All of it takes us to the immediate present and a past that flows backwards from it -- or, is the reverse course truer? In the past decade and two, there has been an increasing NRI-driven social media campaign, flagging the greatness of ancient India, its arts, architecture, technology, astronomy and Ayurveda....

They are citizens elsewhere, vote-rights there too, yet they seek to wash away their past-guilt of ditching the nation that fed and educated them for greener pastures, and yet telling their forgotten brethren whom to vote and whom not to trust in the politics of a nation that is NOT theirs -- by choice.

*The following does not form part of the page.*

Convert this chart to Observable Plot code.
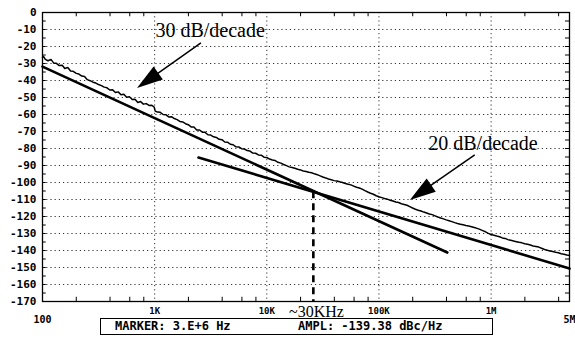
<!DOCTYPE html>
<html><head><meta charset="utf-8">
<script src="https://cdn.jsdelivr.net/npm/d3@7"></script>
<script src="https://cdn.jsdelivr.net/npm/@observablehq/plot@0.6"></script>
<style>
body{margin:0;background:#fff;}
#wrap{position:relative;width:575px;height:338px;overflow:hidden;background:#fff;}
#wrap svg{position:absolute;left:0;top:0;}
#marker{position:absolute;left:100px;top:318px;width:391px;height:15px;border:1.5px solid #000;font:bold 12px "DejaVu Sans Mono",monospace;color:#000;background:#fff;}
#marker span{position:absolute;top:0px;white-space:pre;line-height:15px;}
</style></head><body>
<div id="wrap"></div>
<script>
// ---- data ----
const freqHz = [100,102,106,112,119,126,133,141,150,158,168,178,188,200,211,224,237,251,266,282,299,316,335,355,376,398,422,447,473,501,531,562,596,631,668,708,750,794,841,891,944,989,
1012,1059,1122,1189,1259,1334,1413,1496,1585,1679,1778,1884,1995,2113,2239,2371,2512,2661,2818,2985,3162,3350,3548,3758,3981,4217,4467,4732,5012,5309,5623,5957,6310,6683,7079,7499,7943,8414,8913,9441,10000,
10593,11220,11885,12589,13335,14125,14962,15849,16788,17783,18836,19953,21135,22387,23714,25119,26607,28184,29854,31623,33497,35481,37584,39811,42170,44668,47315,50119,53088,56234,59566,63096,66834,70795,74989,79433,84140,89125,94406,
100000,105925,112202,118850,125893,133352,141254,149624,158489,167880,177828,188365,199526,211349,223872,237137,251189,266073,281838,298538,316228,334965,354813,375837,398107,421697,446684,473151,501187,530884,562341,595662,630957,668344,707946,749894,794328,841395,891251,944061,
1000000,1059254,1122018,1188502,1258925,1333521,1412538,1496236,1584893,1678804,1778279,1883649,1995262,2113489,2238721,2371374,2511886,2660725,2818383,3000000,3162278,3349654,3548134,3758374,3981072,4216965,4466836,4731513,5000000];
const noiseDbc = [-26.5,-25.8,-27.6,-28.4,-27.6,-29.8,-29.9,-31.2,-31.0,-32.9,-32.4,-34.4,-34.6,-35.8,-36.2,-37.4,-37.6,-39.5,-40.1,-41.0,-41.5,-42.4,-43.0,-43.9,-44.3,-45.6,-45.5,-47.1,-46.7,-48.4,-48.1,-49.9,-49.6,-51.2,-51.0,-52.9,-52.4,-53.9,-53.6,-54.7,-54.6,-55.6,
-58.0,-58.6,-58.7,-60.0,-60.1,-61.4,-61.3,-62.4,-63.0,-64.1,-64.4,-65.4,-66.0,-67.3,-67.4,-69.1,-69.1,-70.4,-70.5,-71.9,-72.1,-73.1,-73.5,-74.6,-74.8,-76.2,-76.3,-77.5,-77.8,-79.0,-79.1,-80.1,-80.3,-81.2,-81.5,-82.7,-82.8,-83.8,-83.9,-85.1,-85.3,
-86.2,-86.8,-87.1,-88.1,-88.6,-89.4,-90.1,-90.8,-91.2,-91.6,-92.2,-92.6,-93.2,-93.5,-94.0,-94.3,-94.9,-95.4,-96.1,-96.8,-97.3,-97.9,-98.4,-98.9,-99.1,-99.6,-100.0,-100.6,-101.0,-101.4,-102.1,-102.8,-103.2,-103.9,-104.8,-105.6,-106.3,-106.9,-107.8,
-108.4,-108.9,-109.4,-109.8,-110.4,-110.9,-111.5,-111.8,-112.5,-112.9,-113.4,-114.2,-115.0,-115.7,-116.3,-116.8,-117.4,-117.9,-118.5,-118.9,-119.6,-120.3,-120.9,-121.4,-122.0,-122.5,-123.0,-123.6,-124.1,-124.5,-124.9,-125.3,-125.6,-126.0,-126.5,-127.0,-127.6,-128.3,-129.0,-129.9,
-130.6,-131.0,-131.5,-131.9,-132.6,-132.9,-133.6,-134.0,-134.4,-134.8,-135.2,-135.5,-136.0,-136.3,-136.8,-137.3,-137.6,-138.0,-138.7,-139.4,-139.8,-140.3,-140.6,-141.0,-141.3,-141.9,-142.2,-142.6,-142.9];

const slope30Hz = [100, 407000];
const slope30Db = [-31.8, -141.2];
const slope20Hz = [2460, 5000000];
const slope20Db = [-85.3, -150.6];
const cornerHz = [26000];
const cornerDb = [-105.5];

const arrowTailHz = [2612, 722000];
const arrowTailDb = [-18.2, -84.1];
const arrowTipHz = [703, 190500];
const arrowTipDb = [-44.7, -110.6];

const noteText = ["30 dB/decade", "20 dB/decade"];
const noteHz = [1016, 275000];
const noteDb = [-14.7, -80.6];
const cornerLabel = "~30KHz";
const cornerLabelHz = 27700;
const cornerLabelDb = -179.4;

const yTicks = [0,-10,-20,-30,-40,-50,-60,-70,-80,-90,-100,-110,-120,-130,-140,-150,-160,-170];
const yTickLabels = ["0","-10","-20","-30","-40","-50","-60","-70","-80","-90","-100","-110","-120","-130","-140","-150","-160","-170"];
const yGrid = [-10,-20,-30,-40,-50,-60,-70,-80,-90,-100,-110,-120,-130,-140,-150,-160];
const yMinor = [-5,-10,-15,-20,-25,-30,-35,-40,-45,-50,-55,-60,-65,-70,-75,-80,-85,-90,-95,-100,-105,-110,-115,-120,-125,-130,-135,-140,-145,-150,-155,-160,-165];
const xMajor = [1000, 10000, 100000, 1000000];
const xMajorLabels = ["1K", "10K", "100K", "1M"];
const xEnds = [100, 5000000];
const xEndLabels = ["100", "5M"];
const xMinor = [200,400,600,800,2000,4000,6000,8000,20000,40000,60000,80000,200000,400000,600000,800000,2000000,4000000];
const markerTexts = ["MARKER: 3.E+6 Hz", "AMPL: -139.38 dBc/Hz"];

// ---- build ----
const noise = freqHz.map((f, i) => ({f, db: noiseDbc[i]}));
const s30 = slope30Hz.map((f, i) => ({f, db: slope30Db[i]}));
const s20 = slope20Hz.map((f, i) => ({f, db: slope20Db[i]}));
const notes = noteText.map((t, i) => ({t, f: noteHz[i], db: noteDb[i]}));
const ends = xEnds.map((f, i) => ({f, t: xEndLabels[i]}));
const yLab = new Map(yTicks.map((v, i) => [v, yTickLabels[i]]));
const xLab = new Map(xMajor.map((v, i) => [v, xMajorLabels[i]]));
const mono = "'DejaVu Sans Mono', monospace";
const serif = "'Liberation Serif', 'DejaVu Serif', serif";

function arrowHeads(index, scales) {
  const g = d3.create("svg:g");
  arrowTailHz.forEach((_, i) => {
    const x1 = scales.x(arrowTailHz[i]), y1 = scales.y(arrowTailDb[i]);
    const x2 = scales.x(arrowTipHz[i]), y2 = scales.y(arrowTipDb[i]);
    const dx = x2 - x1, dy = y2 - y1, len = Math.hypot(dx, dy);
    const ux = dx / len, uy = dy / len, hl = 26, hw = 8;
    const bx = x2 - ux * hl, by = y2 - uy * hl;
    g.append("line").attr("x1", x1).attr("y1", y1).attr("x2", bx + ux * 4).attr("y2", by + uy * 4)
      .attr("stroke", "#000").attr("stroke-width", 1.5);
    g.append("path").attr("d", `M${x2},${y2}L${bx - uy * hw},${by + ux * hw}L${bx + uy * hw},${by - ux * hw}Z`)
      .attr("fill", "#000");
  });
  return g.node();
}

const chart = Plot.plot({
  width: 575, height: 338,
  marginLeft: 42, marginRight: 6, marginTop: 12, marginBottom: 37,
  x: {type: "log", domain: [100, 5000000]},
  y: {domain: [-170, 0]},
  style: {background: "#fff", color: "#000", overflow: "visible"},
  marks: [
    Plot.ruleY(yGrid, {stroke: "#333", strokeWidth: 1, strokeDasharray: "1.2,3"}),
    Plot.ruleX(xMajor, {stroke: "#333", strokeWidth: 1, strokeDasharray: "1.2,3"}),
    Plot.ruleX(xMinor, {y1: -170, y2: -167.5, stroke: "#000", strokeWidth: 1}),
    Plot.ruleX(xMinor, {y1: 0, y2: -2.5, stroke: "#000", strokeWidth: 1}),
    Plot.ruleY(yMinor, {x1: 100, x2: 108, stroke: "#000", strokeWidth: 1}),
    Plot.ruleY(yMinor, {x1: 4600000, x2: 5000000, stroke: "#000", strokeWidth: 1}),
    Plot.frame({stroke: "#000", strokeWidth: 1.3}),
    Plot.line(noise, {x: "f", y: "db", stroke: "#000", strokeWidth: 1.5}),
    Plot.line(s30, {x: "f", y: "db", stroke: "#000", strokeWidth: 2.6}),
    Plot.line(s20, {x: "f", y: "db", stroke: "#000", strokeWidth: 2.6}),
    Plot.ruleX(cornerHz, {y1: cornerDb, y2: -170, stroke: "#000", strokeWidth: 2.6, strokeDasharray: "7,5"}),
    arrowHeads,
    Plot.text(notes, {x: "f", y: "db", text: "t", textAnchor: "start", lineAnchor: "bottom", fontSize: 20, fontFamily: serif, fill: "#000"}),
    Plot.text([cornerLabel], {x: cornerLabelHz, y: cornerLabelDb, text: d => d, textAnchor: "middle", lineAnchor: "bottom", fontSize: 16, fontFamily: serif, fill: "#000"}),
    Plot.axisY(yTicks, {tickSize: 0, tickPadding: 6, tickFormat: d => yLab.get(d), fontSize: 11, fontFamily: mono, fontWeight: "bold", label: null}),
    Plot.axisX(xMajor, {tickSize: 0, tickPadding: 6, tickFormat: d => xLab.get(d), fontSize: 9, fontFamily: mono, fontWeight: "bold", label: null}),
    Plot.text(ends, {x: "f", y: -170, text: "t", dy: 21, lineAnchor: "bottom", textAnchor: "middle", fontSize: 10, fontFamily: mono, fontWeight: "bold", fill: "#000"})
  ]
});

const wrap = document.getElementById("wrap");
wrap.appendChild(chart);
const box = document.createElement("div");
box.id = "marker";
const offs = [14, 197];
markerTexts.forEach((t, i) => {
  const s = document.createElement("span");
  s.style.left = offs[i] + "px";
  s.textContent = t;
  box.appendChild(s);
});
wrap.appendChild(box);
</script>
</body></html>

That is only one side of the coin. For some years now, a new trend has emerged across the NRI community where greatness of individual 'Indian cultures' going beyond what some dub as north Indian, others as 'Aryan' or whatever.

Unacknowledged unlike the other, every social media post on the greatness of 'Sanskritised India' and its contributions to humanity has fed a parallel post on the greatness of 'Tamil antiquity, culture and heritage' or 'Telugu culture' or 'Bengali culture' -- only that they do not do the mainstream social media circuit.

The 'Jai Bhim' slogan in the USA only adds another unacknowledged dimension to the NRI discourse on things that are still Indian and real.

All of it boils down to the Hindutva-centric 'pop nationalism' setting of similar trends in support of pan-Tamil cultural revivalism and the like on the one hand -- and the 'Jai Bhim' kind of social-markers on the other.

The competition for 'identity supremacy' is showing. Rather, as in 'back home' (?) India, 'Hindutva nationalism' is giving way to arguments for and against 'identity supremacy' -- but on the streets, without anyone resorting to fisticuffs, as some Indian campuses like JNU-Delhi and IIT-Madras.

That Brand India's societal divisions and distortions have remained as much relevant in 'liberal' America and Europe as it still is in the structurally stratified Indian society of the 21st century is not only shockingly real. It is a stunning eye-opener even more -- but then, who cares, after all?

N Sathiya Moorthy, veteran journalist and author, is a Chennai-based policy analyst and political commentator.